En cierto sentido el golpe militar no fue sólo en contra de Morsi sino en contra de los “hermanos”, fracción a la cual pertenece Morsi. Pero “los hermanos” islamistas, organización fundada en 1928 por Hassan Banna, no eran recién llegados. Perseguidos brutalmente durante la dictadura de Nasser y tolerados durante la de El Sadat, bajo Mubarak se convirtieron prácticamente en socios del gobierno, siéndoles asignadas funciones administrativas, poder de base en los campos y sectores suburbanos e importante presencia en las universidades. Además, gracias a las remesas que reciben de Arabia Saudita, lograron convertirse en el grupo político más poderoso y homogéneo del país. Así se explica por qué, durante la rebelión de 2011, fueron los últimos en sumarse a las multitudes anti-dictatoriales.
Las hermandades, después de la revolución, llegaron a ser una especie de “soviets” islámicos. De ahí que siguiendo la consigna “todo el poder a los hermanos” intentaron convertir a la multicultural nación en una república islámica. Si el golpe detuvo o simplemente ha postergado la realización de esa alternativa, nadie puede decirlo todavía.
Falsa es en todo caso la divulgada opinión de que los golpistas de 2013 son representantes de un movimiento laico en contra de un movimiento religioso. Por una parte hay que tener en cuenta que grandes contingentes del ejército, sobre todo en la tropa, son fieles islámicos. Por otra, y esa es quizás la única buena noticia que ha traído consigo el golpe de Julio, diversos grupos islámicos no asociados a las “hermandades” pasaron a formar parte, junto al Frente de Salvación Nacional, de la creciente oposición a Morsi. Es el caso, entre otros, del partido religioso NUR (Luz) que cuenta con el 25% de la votación y cuyo líder Ahmed al Tayeb ha aparecido en televisión junto al representante simbólico de los laicos, el premio Nobel Mohamed Al Baradei.
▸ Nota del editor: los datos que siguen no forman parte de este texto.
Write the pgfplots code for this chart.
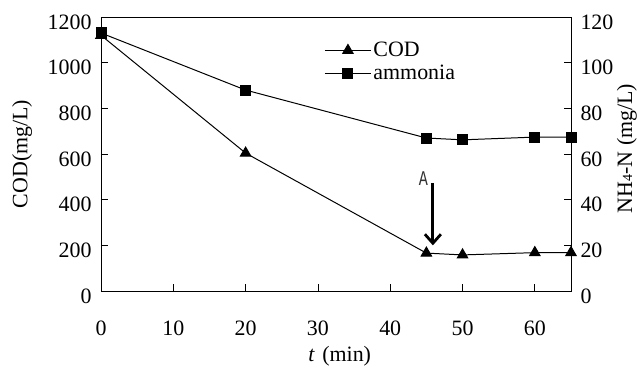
\documentclass[border=0pt]{standalone}
\usepackage{fontspec}
\setmainfont{Liberation Serif}
\newfontfamily\monofont{Liberation Mono}
\usepackage{pgfplots}
\pgfplotsset{compat=1.18}
\usetikzlibrary{arrows.meta}
\begin{document}
\begin{tikzpicture}[font=\rmfamily\fontsize{22}{23}\selectfont]
\path[use as bounding box] (-101bp,-77bp) rectangle (536bp,17bp+274bp);
\begin{axis}[
  scale only axis, width=470bp, height=274bp,
  at={(0,0)}, anchor=south west,
  xmin=0, xmax=65, ymin=0, ymax=1200,
  xtick={0,10,...,60}, ytick={0,200,...,1200},
  xtick pos=bottom, ytick pos=left, tick align=inside,
  major tick length=7bp,
  axis line style={line width=0.8pt}, tick style={line width=0.8pt, black},
  /pgf/number format/assume math mode=true,
  /pgf/number format/1000 sep={},
  ticklabel style={font=\rmfamily\fontsize{22}{23}\selectfont},
  label style={font=\rmfamily\fontsize{22}{23}\selectfont},
  xticklabel style={yshift=-26bp},
  yticklabel style={yshift=-5bp, xshift=-6bp},
  every axis y label/.style={at={(axis description cs:-0.168,0.5)}, rotate=90, anchor=center},
  ylabel={COD(mg/L)},
  every axis x label/.style={at={(axis description cs:0.508,-0.237)}, anchor=center},
  xlabel={\textit{t}\,\,(min)},
  legend style={draw=none, fill=none, at={(axis description cs:0.475,0.915)}, anchor=north west,
    row sep=3pt, inner sep=0pt, legend cell align=left,
    font=\rmfamily\fontsize{22}{22}\selectfont},
  legend image code/.code={\draw[#1, mark repeat=2, mark phase=2] plot coordinates {(0bp,0bp) (23bp,0bp) (46bp,0bp)};},
]
\addplot[black, line width=1pt, mark=triangle*, mark size=6bp] coordinates {
  (0,1120) (20,604) (45,166) (50,158) (60,168) (65,168)};
\addlegendentry{COD}
\addlegendimage{black, line width=1pt, mark=square*, mark size=5bp}
\addlegendentry{ammonia}
\draw[line width=2.8pt, -{Straight Barb[length=9bp, width=16bp, line width=2.8pt]}] (axis cs:45.9,473) -- (axis cs:45.9,200);
\node[font=\monofont\fontsize{21}{21}\selectfont, text=black!80, xscale=0.72] at (axis cs:44.6,494) {A};
\end{axis}
\begin{axis}[
  scale only axis, width=470bp, height=274bp,
  at={(0,0)}, anchor=south west,
  xmin=0, xmax=65, ymin=0, ymax=120,
  axis x line=none, axis y line*=right,
  ytick={0,20,...,120}, ytick pos=right, tick align=inside,
  major tick length=7bp,
  axis line style={line width=0.8pt, -}, tick style={line width=0.8pt, black},
  /pgf/number format/assume math mode=true,
  ticklabel style={font=\rmfamily\fontsize{22}{23}\selectfont},
  label style={font=\rmfamily\fontsize{22}{23}\selectfont},
  yticklabel style={yshift=-5bp, xshift=6bp},
  every axis y label/.style={at={(axis description cs:1.119,0.52)}, rotate=90, anchor=center},
  ylabel={NH{\fontsize{14}{14}\selectfont 4}-N (mg/L)},
]
\addplot[black, line width=1pt, mark=square*, mark size=5bp] coordinates {
  (0,113) (20,88) (45,67) (50,66.2) (60,67.4) (65,67.4)};
\end{axis}
\end{tikzpicture}
\end{document}
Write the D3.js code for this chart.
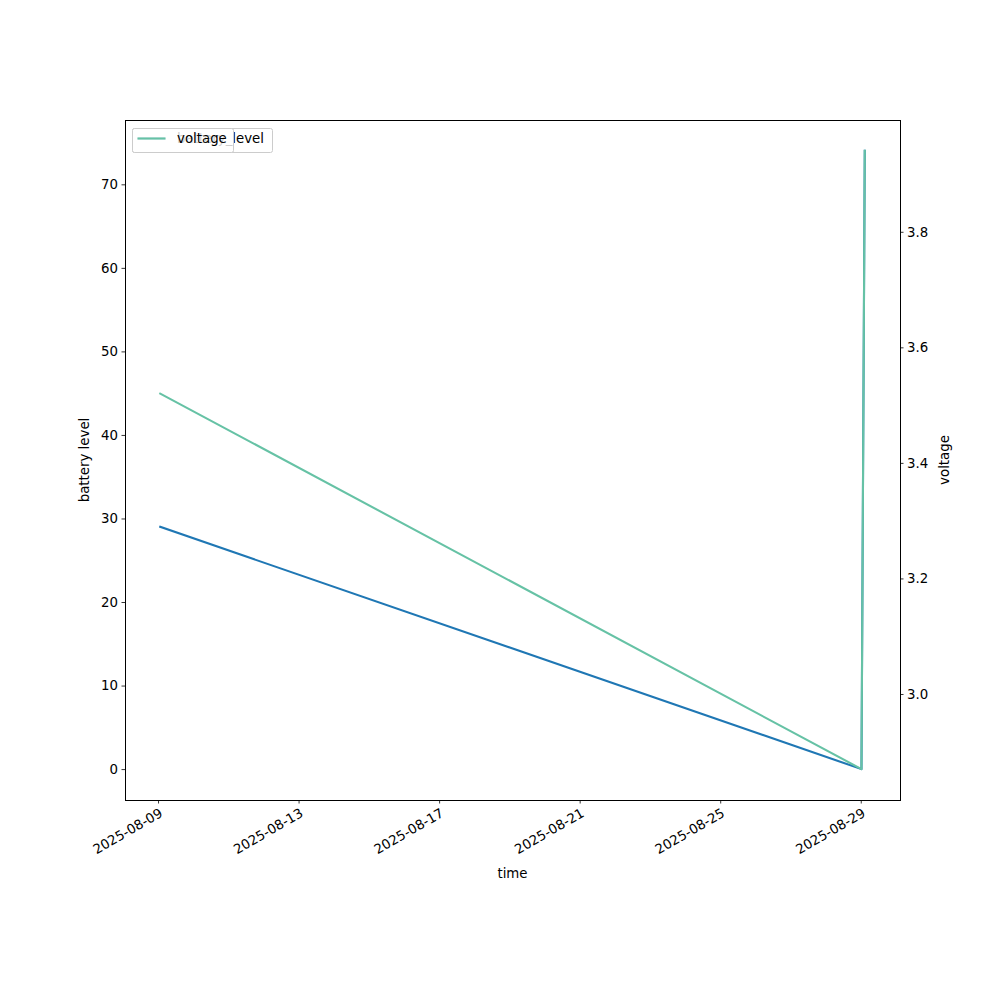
<!DOCTYPE html>
<html>
<head>
<meta charset="utf-8">
<script src="https://cdn.jsdelivr.net/npm/d3@7"></script>
<style>
  body { margin: 0; background: #fff; }
  svg { font-family: "DejaVu Sans", sans-serif; }
</style>
</head>
<body>
<svg id="viz"></svg>
<script>
var width = 1000;
var height = 1000;

// data
var times = ["2025-08-09T01:30", "2025-08-29T00:30", "2025-08-29T02:45"];
var batteryLevel = [29, 0, 74];
var voltage = [3.52, 2.87, 3.94];
var xTicks = ["2025-08-09", "2025-08-13", "2025-08-17", "2025-08-21", "2025-08-25", "2025-08-29"];
var leftTicks = [0, 10, 20, 30, 40, 50, 60, 70];
var rightTicks = [3.0, 3.2, 3.4, 3.6, 3.8];

var blue = "#1f77b4";
var green = "#66c2a5";

var parseTime = d3.timeParse("%Y-%m-%dT%H:%M");
var parseDay = d3.timeParse("%Y-%m-%d");
var dates = times.map(parseTime);

// axes box (window.top is reserved, so use plot* names)
var plotLeft = 125, plotRight = 900, plotTop = 120, plotBottom = 800;

function padded(ext) {
    var d = (ext[1] - ext[0]) * 0.05;
    return [ext[0] - d, ext[1] + d];
}

var x = d3.scaleTime().domain(padded(d3.extent(dates).map(Number))).range([plotLeft, plotRight]);
var y1 = d3.scaleLinear().domain(padded(d3.extent(batteryLevel))).range([plotBottom, plotTop]);
var y2 = d3.scaleLinear().domain(padded(d3.extent(voltage))).range([plotBottom, plotTop]);

var svg = d3.select("#viz").attr("width", width).attr("height", height);
svg.append("rect").attr("width", width).attr("height", height).attr("fill", "#fff");

var fs = "13.33px";

// battery line
var line1 = d3.line()
    .x(function(d, i) { return x(dates[i]); })
    .y(function(d) { return y1(d); });
svg.append("path")
    .datum(batteryLevel)
    .attr("d", line1)
    .attr("fill", "none")
    .attr("stroke", blue)
    .attr("stroke-width", 2.08)
    .attr("stroke-linejoin", "round")
    .attr("stroke-linecap", "square");

// x axis
var xAxis = svg.append("g")
    .attr("transform", "translate(0," + plotBottom + ")")
    .call(d3.axisBottom(x)
        .tickValues(xTicks.map(parseDay))
        .tickFormat(d3.timeFormat("%Y-%m-%d"))
        .tickSizeInner(3.5).tickSizeOuter(0).tickPadding(3.5));
xAxis.select(".domain").remove();
xAxis.selectAll("line").attr("stroke", "#000").attr("stroke-width", 0.8);
xAxis.selectAll("text")
    .attr("fill", "#000")
    .style("font-size", fs)
    .style("font-family", "DejaVu Sans")
    .attr("text-anchor", "end")
    .attr("dy", "0.75em")
    .attr("transform", "rotate(-30,0,7)")
    .attr("y", 7);

// left axis
var yAxis1 = svg.append("g")
    .attr("transform", "translate(" + plotLeft + ",0)")
    .call(d3.axisLeft(y1).tickValues(leftTicks).tickSizeInner(3.5).tickSizeOuter(0).tickPadding(3.5));
yAxis1.select(".domain").remove();
yAxis1.selectAll("line").attr("stroke", "#000").attr("stroke-width", 0.8);
yAxis1.selectAll("text").attr("fill", "#000").style("font-size", fs).style("font-family", "DejaVu Sans");

// legend of first axes (drawn before twin axes)
function legend(label, color, boxW) {
    var g = svg.append("g").attr("transform", "translate(132.5,128.5)");
    g.append("rect")
        .attr("width", boxW).attr("height", 24)
        .attr("rx", 2).attr("ry", 2)
        .attr("fill", "#fff").attr("fill-opacity", 0.8)
        .attr("stroke", "#ccc").attr("stroke-width", 1);
    g.append("line")
        .attr("x1", 5).attr("x2", 33).attr("y1", 10).attr("y2", 10)
        .attr("stroke", color).attr("stroke-width", 2.08);
    g.append("text")
        .attr("x", 44.5).attr("y", 10).attr("dy", "0.35em")
        .style("font-size", fs).attr("fill", "#000")
        .text(label);
}
legend("battery_level", blue, 140);

// voltage line on twin axes
var line2 = d3.line()
    .x(function(d, i) { return x(dates[i]); })
    .y(function(d) { return y2(d); });
svg.append("path")
    .datum(voltage)
    .attr("d", line2)
    .attr("fill", "none")
    .attr("stroke", green)
    .attr("stroke-width", 2.08)
    .attr("stroke-linejoin", "round")
    .attr("stroke-linecap", "square");

// right axis
var yAxis2 = svg.append("g")
    .attr("transform", "translate(" + plotRight + ",0)")
    .call(d3.axisRight(y2).tickValues(rightTicks).tickFormat(d3.format(".1f"))
        .tickSizeInner(3.5).tickSizeOuter(0).tickPadding(3.5));
yAxis2.select(".domain").remove();
yAxis2.selectAll("line").attr("stroke", "#000").attr("stroke-width", 0.8);
yAxis2.selectAll("text").attr("fill", "#000").style("font-size", fs).style("font-family", "DejaVu Sans");

// spines
svg.append("rect")
    .attr("x", plotLeft + 0.5).attr("y", plotTop + 0.5)
    .attr("width", plotRight - plotLeft).attr("height", plotBottom - plotTop)
    .attr("fill", "none").attr("stroke", "#000").attr("stroke-width", 1)
    .attr("shape-rendering", "crispEdges");

legend("voltage", green, 101);

// axis labels
svg.append("text")
    .attr("x", (plotLeft + plotRight) / 2).attr("y", 878)
    .attr("text-anchor", "middle").style("font-size", fs)
    .text("time");
svg.append("text")
    .attr("transform", "translate(89," + ((plotTop + plotBottom) / 2) + ") rotate(-90)")
    .attr("text-anchor", "middle").style("font-size", fs)
    .text("battery level");
svg.append("text")
    .attr("transform", "translate(949," + ((plotTop + plotBottom) / 2) + ") rotate(-90)")
    .attr("text-anchor", "middle").style("font-size", fs)
    .text("voltage");
</script>
</body>
</html>
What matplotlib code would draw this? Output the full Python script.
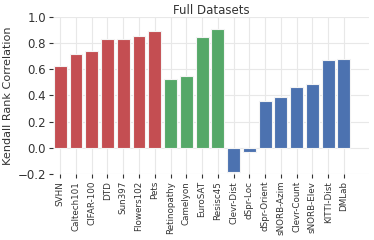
import matplotlib
matplotlib.use("Agg")
import matplotlib.pyplot as plt

datasets = ["SVHN", "Caltech101", "CIFAR-100", "DTD", "Sun397", "Flowers102", "Pets",
            "Retinopathy", "Camelyon", "EuroSAT", "Resisc45",
            "Clevr-Dist", "dSpr-Loc", "dSpr-Orient", "sNORB-Azim", "Clevr-Count",
            "sNORB-Elev", "KITTI-Dist", "DMLab"]
kendall = [0.62, 0.715, 0.735, 0.83, 0.83, 0.85, 0.89,
           0.525, 0.545, 0.845, 0.905,
           -0.185, -0.035, 0.355, 0.39, 0.465, 0.485, 0.67, 0.675]
groups = ["natural"] * 7 + ["specialized"] * 4 + ["structured"] * 8
group_colors = {"natural": "#C44E52", "specialized": "#55A868", "structured": "#4C72B0"}

fig = plt.figure(figsize=(3.74, 2.4), dpi=100)
ax = fig.add_axes([0.142, 0.275, 0.845, 0.656])

x = range(len(datasets))
ax.bar(x, kendall, width=0.82, color=[group_colors[g] for g in groups],
       edgecolor="#f4f4f4", linewidth=0.8, zorder=2)

ax.set_xlim(-0.45, 19.6)
ax.set_ylim(-0.2, 1.0)
ax.set_xticks(list(x))
ax.set_xticklabels(datasets, rotation=90, fontsize=6.3, color="#333333")
ax.set_yticks([-0.2, 0.0, 0.2, 0.4, 0.6, 0.8, 1.0])
ax.set_yticklabels(["\u22120.2", "0.0", "0.2", "0.4", "0.6", "0.8", "1.0"],
                   fontsize=8.5, color="#333333")
ax.tick_params(length=3, width=0.8, color="#333333", pad=2)

ax.grid(True, color="#e8e8e8", linewidth=0.8, zorder=0)
ax.set_axisbelow(True)
for s in ax.spines.values():
    s.set_visible(False)

ax.set_ylabel("Kendall Rank Correlation", fontsize=8.1, color="#333333", labelpad=3)
ax.set_title("Full Datasets", fontsize=8.5, color="#333333", pad=2)

plt.savefig("out.png", dpi=100)
plt.close()
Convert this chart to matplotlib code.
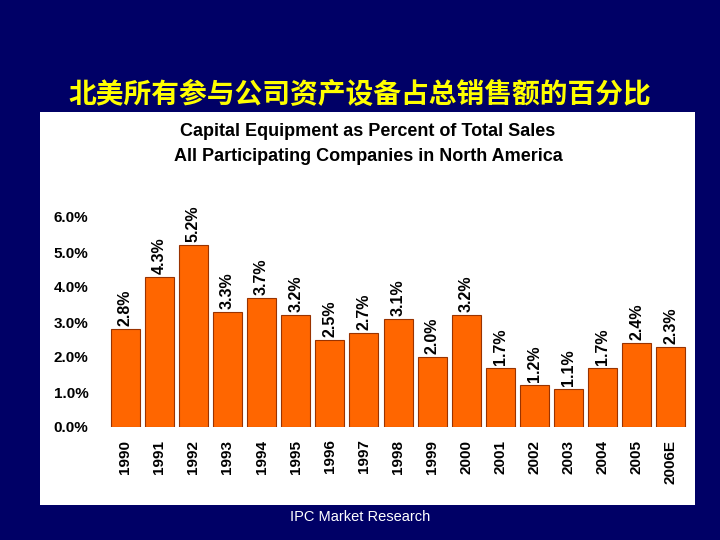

¿Ha regresado Egipto al punto de partida, a un “mubarikmo” sin Mubarak? Difícil decirlo. Cierto es que gran parte del ejército es todavía pro-Mubarak. No olvidemos tampoco que los militares, cada vez que llegan al poder, lo hacen para quedarse, aunque esta vez tuvieran el recato de nombrar presidente provisorio al máximo Juez de la Corte Suprema, el tranquilo Adli Mansur. Mal aconsejado estarían entonces EE. UU. y los gobiernos europeos si brindaran apoyo automático a los generales egipcios. Un golpe es un golpe y todo golpe es un atentado a la democracia, por muy precaria que hubiera sido, como en Egipto lo era.
No obstante, si Egipto vuelve al punto de partida, no será al mismo punto de partida. Puede que la oposición, a falta de otra alternativa apoye durante un tiempo a los militares. Pero seguramente esa oposición no ha olvidado los días de la gran rebelión en contra de Mubarak. Tendrá por lo tanto que enfrentar en el futuro a dos enemigos: el fanatismo religioso de los “hermanos”, asociados con otras sectas aún más intolerantes, y la tentación dictatorial que se esconde en el corazón de cada general. Para lograrlo sólo hay una alternativa: La unidad. Esa siempre tan difícil unidad.
Si la unidad de la oposición llega a ser posible, puede incluso que el golpe de estado de Julio de 2013 sea visto en retrospectiva como antesala de la segunda gran revolución de los egipcios o, lo que es casi lo mismo: como el segundo capítulo de una misma revolución. Oj-Alá.